Luke Anderson – Cub
Bearing the IT agenda at Cub grocers
- Written by: Neil Cote
- Produced by: Liz Fallon & Anders Nielson
A Midwest grocery chain, Cub—as in Consumers United for Buying—had been making strides in e-commerce, but with COVID-19 and other factors raising the stakes, it reached out to Luke Anderson in September 2020. A veteran tech boss and consultant who had plied his skills in other industries, he soon recognized that a grocery presents challenges uncommon to other retail.
“The grocery business as a whole has lagged behind, not just from a technological standpoint, but from a user-adoption perspective,” he tells Toggle in September after celebrating his first year as CIO at the company headquarters in Stillwater, Minnesota.
“User demand for e-commerce had lagged but the pandemic accelerated it and also pushed grocery e-commerce into demographics that might not have been otherwise interested,” Anderson says.
Those demographics include senior and immune-compromised citizens more susceptible to the virus and thus wanting to avoid crowds. But they’ve adjusted quickly to the wired world, observes Anderson, who’s intent on sustaining the trend. Toward that goal he’s assembled his own infotech team of 15. He’s also introduced new IT functions and nurtured vendor partnerships.

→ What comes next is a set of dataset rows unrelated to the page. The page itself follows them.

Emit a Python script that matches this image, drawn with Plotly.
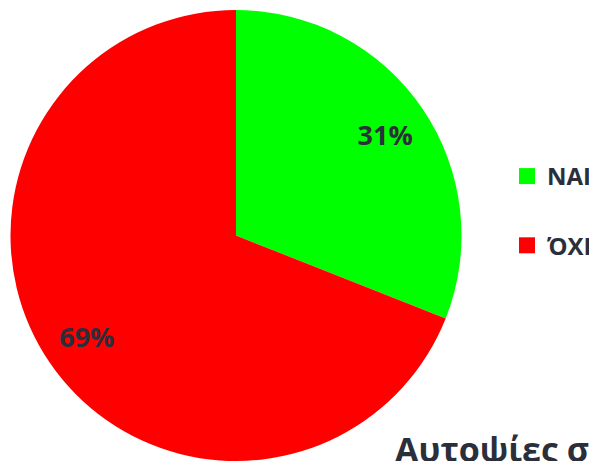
import plotly.graph_objects as go

labels = ["NAI", "ΌΧΙ"]
values = [31, 69]
colors = ["#00ff00", "#ff0000"]
title_text = "Αυτοψίες σ"

# the page body adds an 8px margin, so the figure fills the rest of the window
W, H = 589, 453
text_color = "#2b2f3a"
font_family = "Open Sans"
domain = dict(x=[2.5 / W, 453.5 / W], y=[0, 451 / H])

fig = go.Figure()
# filled pie
fig.add_trace(go.Pie(
    labels=labels, values=values,
    marker=dict(colors=colors, line=dict(width=0)),
    sort=False, direction="clockwise", rotation=0,
    textinfo="none", domain=domain, showlegend=False,
    hoverinfo="label+percent",
))
# transparent ring carrying the percentage labels
fig.add_trace(go.Pie(
    labels=labels, values=values, hole=0.6,
    marker=dict(colors=["rgba(0,0,0,0)"] * len(values), line=dict(width=0)),
    sort=False, direction="clockwise", rotation=0,
    texttemplate="%{percent:.0%}", textposition="inside",
    insidetextorientation="horizontal",
    insidetextfont=dict(family=font_family, size=27, color=text_color, weight="bold"),
    domain=domain, showlegend=False, hoverinfo="skip",
))
# legend entries
for lab, col in zip(labels, colors):
    fig.add_trace(go.Scatter(
        x=[None], y=[None], mode="markers", name=lab, legendgroup=lab,
        marker=dict(symbol="square", size=18, color=col),
        showlegend=True,
    ))

fig.update_layout(
    width=W, height=H,
    margin=dict(l=0, r=0, t=0, b=0, autoexpand=False),
    paper_bgcolor="white", plot_bgcolor="white",
    xaxis=dict(visible=False), yaxis=dict(visible=False),
    showlegend=True,
    legend=dict(
        x=1, y=(H - 146) / H, xanchor="right", yanchor="top",
        font=dict(family=font_family, size=24, color=text_color, weight="bold"),
        tracegroupgap=35, itemsizing="trace",
        bgcolor="rgba(0,0,0,0)",
    ),
    annotations=[dict(
        text=title_text, xref="paper", yref="paper",
        x=385 / W, y=-13 / H, xanchor="left", yanchor="bottom",
        showarrow=False,
        font=dict(family=font_family, size=34, color=text_color, weight="bold"),
    )],
)

fig.write_html("out.html")
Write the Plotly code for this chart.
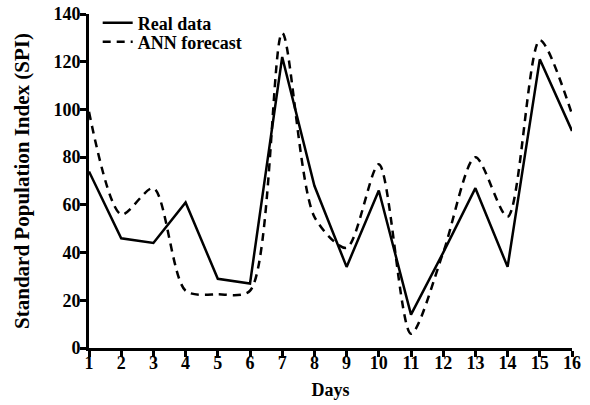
import plotly.graph_objects as go

days = list(range(1, 17))
real_data = [74, 46, 44, 61, 29, 27, 122, 68, 34, 66, 14, 40, 67, 34, 121, 91]
ann_forecast = [99, 56, 67, 24, 22.5, 24, 132, 55, 42, 77, 6, 40, 80, 55, 129, 98]

font_family = "Liberation Serif, Times New Roman, serif"

fig = go.Figure()
fig.add_trace(go.Scatter(
    x=days, y=real_data, mode="lines", name="<b>Real data</b>",
    line=dict(color="black", width=2.5), legend="legend",
))
fig.add_trace(go.Scatter(
    x=days, y=ann_forecast, mode="lines", name="<b>ANN forecast</b>",
    line=dict(color="black", width=2.5, dash="8px,6px", shape="spline", smoothing=0.8),
    legend="legend2",
))

leg_common = dict(xanchor="left", yanchor="middle", bgcolor="rgba(0,0,0,0)",
                  font=dict(size=18), itemwidth=30)

fig.update_layout(
    width=590, height=405,
    margin=dict(l=89, r=18, t=14, b=57, autoexpand=False),
    paper_bgcolor="white", plot_bgcolor="white",
    font=dict(family=font_family, size=18, color="black"),
    showlegend=True,
    legend=dict(x=0.018, y=0.973, **leg_common),
    legend2=dict(x=0.018, y=0.916, **leg_common),
    xaxis=dict(
        range=[1, 16], tickmode="array", tickvals=days,
        ticktext=["<b>%d</b>" % d for d in days],
        showline=True, linecolor="black", linewidth=3,
        ticks="outside", ticklen=6, tickwidth=3, tickcolor="black",
        ticklabelstandoff=-10,
        showgrid=False, zeroline=False, automargin=False,
        title=dict(text="<b>Days</b>", font=dict(size=18), standoff=12),
    ),
    yaxis=dict(
        range=[0, 140], tickmode="array", tickvals=list(range(0, 141, 20)),
        ticktext=["<b>%d</b>" % v for v in range(0, 141, 20)],
        showline=True, linecolor="black", linewidth=3,
        ticks="outside", ticklen=6, tickwidth=3, tickcolor="black",
        ticklabelstandoff=-4,
        showgrid=False, zeroline=False, automargin=False,
        title=dict(text="<b>Standard Population Index (SPI)</b>", font=dict(size=21), standoff=19),
    ),
)

fig.write_html(
    "out.html",
    config={"displayModeBar": False},
    post_script="document.body.style.margin='0';document.body.style.padding='0';",
)
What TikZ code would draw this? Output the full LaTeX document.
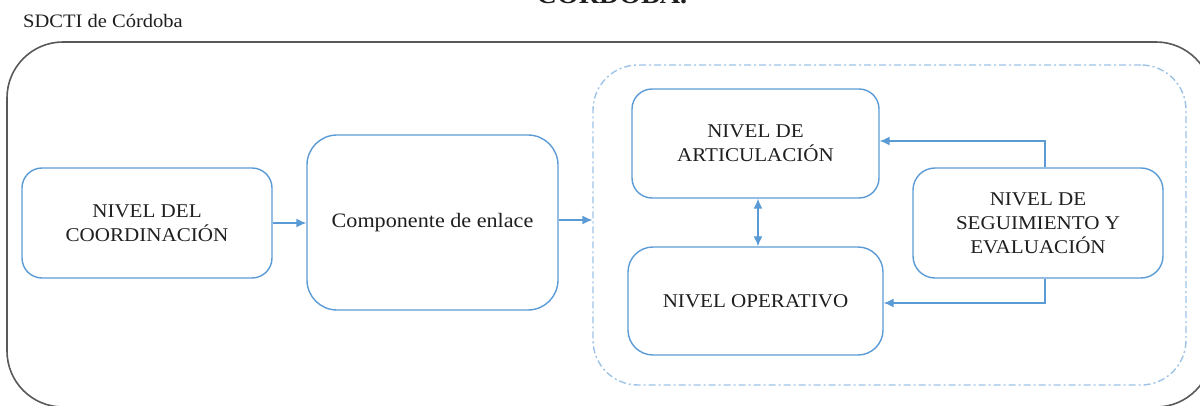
\documentclass[tikz,border=0pt]{standalone}
\usepackage{fontspec}
\setmainfont{Liberation Serif}[FakeStretch=1.08]
\usetikzlibrary{arrows.meta,calc}
\definecolor{boxblue}{HTML}{5B9BD5}
\definecolor{lightblue}{HTML}{9DC3E6}
\definecolor{outergray}{HTML}{595959}
\definecolor{txt}{HTML}{1F1F1F}
\tikzset{
  blbox/.style={draw=boxblue, line width=1.4pt, align=center, text=txt,
    font=\fontsize{19.5}{24}\selectfont, inner sep=0pt},
  arr/.style={draw=boxblue, line width=1.4pt, -{Latex[length=10pt,width=9pt]}},
  darr/.style={draw=boxblue, line width=1.4pt, {Latex[length=10pt,width=9pt]}-{Latex[length=10pt,width=9pt]}},
}
\begin{document}
\begin{tikzpicture}[x=1pt,y=-1pt]
\useasboundingbox (0,0) rectangle (1200,406);
\clip (0,0) rectangle (1200,406);
% title fragment cut at top (as in the reference)
\node[anchor=base, font=\fontsize{26}{30}\selectfont\bfseries, text=txt] (titulo) at (612,4) {CÓRDOBA.};
\node[anchor=base west, font=\fontsize{19}{22}\selectfont, text=txt, inner sep=0pt] (sdcti) at (23,28) {SDCTI de Córdoba};
% outer box
\node[draw=outergray, line width=1.6pt, rounded corners=56pt, minimum width=1205pt, minimum height=365pt, inner sep=0pt] (outer) at (609.5,224.5) {};
% dashed group
\node[draw=lightblue, line width=1.4pt, rounded corners=45pt, dash pattern=on 7pt off 3pt on 2pt off 3pt, minimum width=593pt, minimum height=320pt, inner sep=0pt] (grupo) at (889.5,225) {};
% boxes
\node[blbox, rounded corners=20pt, minimum width=250pt, minimum height=110pt] (coord) at (147,223) {NIVEL DEL\\COORDINACIÓN};
\node[blbox, font=\fontsize{20.5}{24}\selectfont, rounded corners=30pt, minimum width=251pt, minimum height=175pt] (comp) at (432.5,222.5) {Componente de enlace};
\node[blbox, rounded corners=20pt, minimum width=247pt, minimum height=109pt] (art) at (755.5,143.5) {NIVEL DE\\ARTICULACIÓN};
\node[blbox, rounded corners=25pt, minimum width=255pt, minimum height=108pt] (op) at (755.5,301) {NIVEL OPERATIVO};
\node[blbox, rounded corners=22pt, minimum width=250pt, minimum height=110pt] (seg) at (1038,223) {NIVEL DE\\SEGUIMIENTO Y\\EVALUACIÓN};
% connectors
\draw[arr] (coord.east) -- (coord.east -| comp.west);
\draw[arr] ([yshift=2.5pt]comp.east) -- ([yshift=2.5pt]comp.east -| grupo.west);
\draw[darr] ([xshift=2.5pt]art.south) -- ([xshift=2.5pt]art.south |- op.north);
\draw[arr] ([xshift=7pt]seg.north) |- ([yshift=2.5pt]art.east);
\draw[arr] ([xshift=7pt]seg.south) |- ([yshift=-2pt]op.east);
\end{tikzpicture}
\end{document}
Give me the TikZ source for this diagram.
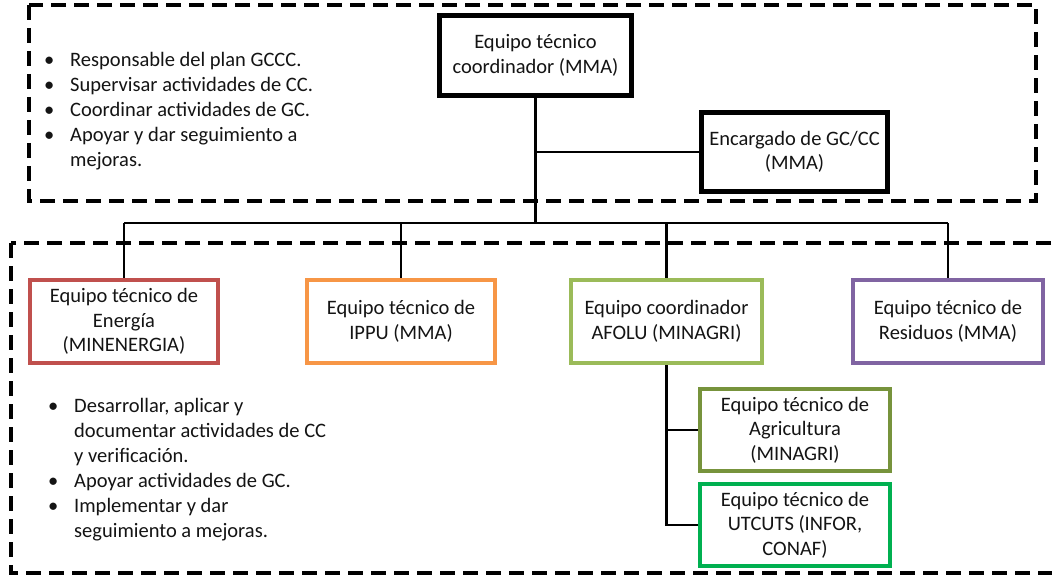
\documentclass[tikz,border=0pt]{standalone}
\usepackage{fontspec}
\setmainfont{Carlito}
\definecolor{txt}{HTML}{141414}
\definecolor{cred}{HTML}{C0504D}
\definecolor{corange}{HTML}{F79646}
\definecolor{cgreen}{HTML}{9BBB59}
\definecolor{cpurple}{HTML}{8064A2}
\definecolor{colive}{HTML}{77933C}
\definecolor{cbright}{HTML}{00B050}
\tikzset{
  box/.style={draw=#1, line width=4.5pt, fill=white, align=center, text=txt,
    font=\fontsize{20.5}{24.5}\selectfont, inner sep=1pt},
  topbox/.style={box=black, line width=5pt},
  conn/.style={draw=black, line width=2.5pt},
  dashbox/.style={draw=black, line width=3.8pt, dash pattern=on 15pt off 8pt},
  bullets/.style={anchor=base west, inner sep=0pt, text=txt,
    font=\fontsize{20.5}{25}\selectfont}
}
\begin{document}
\begin{tikzpicture}[x=1pt,y=-1pt]
\useasboundingbox (0,0) rectangle (1052,575);
\clip (0,0) rectangle (1052,575);
\fill[white] (0,0) rectangle (1052,575);

% dashed regions
\draw[dashbox] (29,5) rectangle (1036,201);
\draw[dashbox] (11,243) rectangle (1075,573);

% nodes
\node[topbox, minimum width=192pt, minimum height=80pt] (top) at (535.5,55.5)
  {Equipo técnico\\coordinador (MMA)};
\node[topbox, minimum width=186pt, minimum height=79pt] (enc) at (794.5,152)
  {Encargado de GC/CC\\(MMA)};
\node[box=cred, minimum width=188pt, minimum height=83pt] (ene) at (124,321.5)
  {Equipo técnico de\\Energía\\(MINENERGIA)};
\node[box=corange, minimum width=188pt, minimum height=83pt] (ippu) at (401,321.5)
  {Equipo técnico de\\IPPU (MMA)};
\node[box=cgreen, minimum width=191pt, minimum height=83pt] (afolu) at (666.5,321.5)
  {Equipo coordinador\\AFOLU (MINAGRI)};
\node[box=cpurple, minimum width=190pt, minimum height=83pt] (res) at (948,321.5)
  {Equipo técnico de\\Residuos (MMA)};
\node[box=colive, minimum width=190pt, minimum height=82pt] (agri) at (795,430)
  {Equipo técnico de\\Agricultura\\(MINAGRI)};
\node[box=cbright, minimum width=190pt, minimum height=82pt] (utc) at (795,525)
  {Equipo técnico de\\UTCUTS (INFOR,\\CONAF)};

% connectors
\coordinate (bus) at (535.5,223);
\coordinate (busL) at (124,223);
\coordinate (busR) at (948,223);
\draw[conn] (top.south) -- (bus);
\draw[conn] (top.south |- enc.west) -- (enc.west);
\draw[conn] (busL) -- (busR);
\draw[conn] (busL) -- (ene.north);
\draw[conn] (bus -| ippu.north) -- (ippu.north);
\draw[conn] (bus -| afolu.north) -- (afolu.north);
\draw[conn] (busR) -- (res.north);
\draw[conn] (afolu.south) |- (agri.west);
\draw[conn] (afolu.south) |- (utc.west);

% bullet texts
\node[bullets] (ltop) at (44,67) {\begin{tabular}[t]{@{}p{26pt}@{}l@{}}
•& Responsable del plan GCCC.\\
•& Supervisar actividades de CC.\\
•& Coordinar actividades de GC.\\
•& Apoyar y dar seguimiento a\\
 & mejoras.
\end{tabular}};
\node[bullets] (lbot) at (48,412) {\begin{tabular}[t]{@{}p{26pt}@{}l@{}}
•& Desarrollar, aplicar y\\
 & documentar actividades de CC\\
 & y verificación.\\
•& Apoyar actividades de GC.\\
•& Implementar y dar\\
 & seguimiento a mejoras.
\end{tabular}};
\end{tikzpicture}
\end{document}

“What a whirlwind the past year has been,” Anderson says. “That’s the first word that comes to mind, and in a good way. We’ve got a million issues to think about daily. We’ve made a lot of progress and there’s not a Cub employee who hasn’t been affected by something we’ve done.”
Shoppers take notice
The same might hold true for shoppers at the 80 Cub stores and their pharmacies, most of which are in Minnesota and company-operated, though some are franchised. The brand also includes 29 liquor stores, some also franchised, and the Shoppers chain in the Washington, D.C., and Baltimore area.
Efficiency always the goal, Anderson has been implanting new systems, aided by vendors. “We’re not the full pyramid of infotech,” he explains. “We’re an example of today’s trends where a lot of what we do in IT is managing and integrating partners.”
Network management and security software have been entrusted to Acuative, a New Jersey-based service provider that aids medium-sized companies in digital transformation. The Cub corporate office now runs on the Acuative network, and it will soon be integrated into Cub and Shoppers stores.
Acuative will also provide a cost-effective, fully managed SD-WAN network with next generation firewall and security. The services include the design, deployment and monitoring of Cub’s entire network, which dramatically increased network capability and reliability, Anderson says.